San Antonio won six of their first seven games, but they were subsequently blown out by the Seattle SuperSonics (today’s Oklahoma City Thunder) and Utah Jazz, the last two Western Conference champions and who would finish with the best two records in the West this season. The Spurs slipped to 10-10 before finding their footing.
A seven-game winning streak was the beginning of a 19-4 stretch, and the overall record grew to 34-14 in early February. The Spurs stayed very steady and consistent, something that would become their hallmark in the Popovich/Duncan era.
They finished with a record of 56-26. But it was only good for the 5-seed in the West. The large shadow of Michael Jordan with the Chicago Bulls was temporarily covering up the fact that the West was top-to-bottom a much deeper conference. Once Jordan retired at the end of this season, that reality burst into the open.
Thus, the first San Antonio playoff series of the Tim Duncan era would begin on the road, against the Phoenix Suns in what was then a best-of-five first round. If the rookie had nerves, they didn’t show—Duncan put up 32 points/10 rebounds, Robinson posted a 26/15 line and Johnson knocked down 22 points. San Antonio, after trailing by six to start the fourth quarter, took over and won 102-96.

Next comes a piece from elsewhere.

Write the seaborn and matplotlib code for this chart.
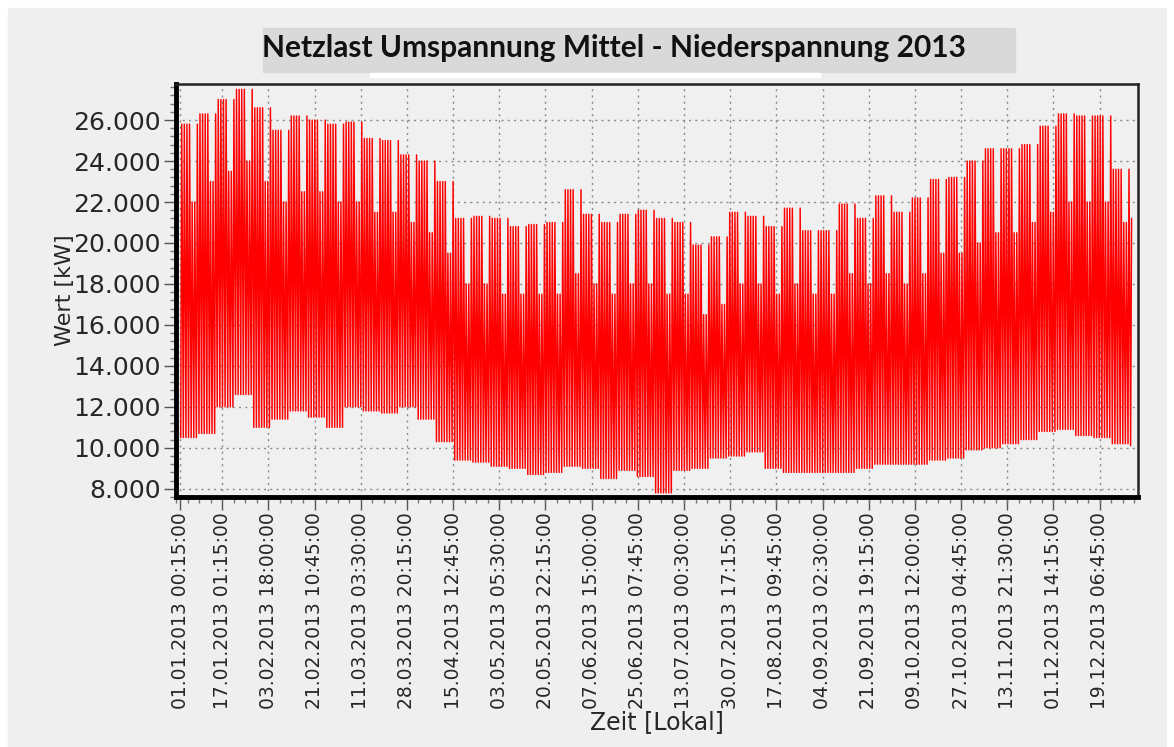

A 108-101 loss in Game 2 evened the series, but the Spurs could clinch the series if they held serve at home in Games 3 & 4. Defensively, even Robinson and Duncan weren’t containing Phoenix’s Antonio McDyess in Game 3, who went for 26/17. But the Spurs shot 49%, Duncan answered with a 22/14 performance and he had more help than McDyess. Del Negro and Jackson knocked down 18 apiece and the Spurs won 100-88.
Game 4 saw San Antonio close the series the way they opened it—by owning the fourth quarter. They trailed at the half, and led by five after three quarters, but took over in the final period, winning the game 99-80. Duncan had a rough game in first close-out spot, but Robinson hauled down 21 rebounds and Johnson stepped out of his playmaking role to drill 30 points on 11-for-15 shooting.
Utah, with the best record in the NBA, was next, with its tandem of John Stockton at the point and Karl Malone at power forward. Duncan was ready for them in Game 1, getting 33 points and pulling in 10 rebounds. But Robinson struggled mightily, shooting 5-for-17, and the Jazz escaped with an 83-82 win.
The trio of Duncan, Robinson and Johnson all were clutch in Game 2, combining for 68 points, and the team as a whole shot 55 percent. But there was no depth to be had—the Jazz bench outscored their Spurs counterparts 42-20 and Utah’s 109-106 win put San Antonio’s back to the wall as the series shifted to Texas.
San Antonio played like a desperate team defensively, holding Utah to 29 percent shooting in Game 3 and just nine points in the third quarter of an 86-64 rout. It gave the Spurs a chance to get back in the series in a big Game 4. But Robinson, who had struggled against this opponent in 1996, again could not get untracked offensively.
Robinson shot just 5-for-13, while Malone went off with a huge game, shooting 17-for-28, scoring 34 points and grabbing 12 rebounds. Utah survived 82-73. The Western Conference semifinals ended back in Salt Lake City in Game 5 with another rough night for the Admiral—he shot 5-for-16, and Duncan only took ten shots in an 87-77 loss.
Without the benefit of hindsight, this was the same old Spurs. A good team to be sure, and nothing to complain about. But from 1990-96, they had won three division titles at a time when the league was only split into two divisions per conference. There had been three more second place finishes. But only once had the Spurs gotten past the second round of the playoffs. 1998 was no different.
Of course we have the benefit of the hindsight, and know that Duncan got his feet wet and that one year later San Antonio would finally be on top of the basketball world. And they would get there four more times (and counting?) with Duncan leading the way.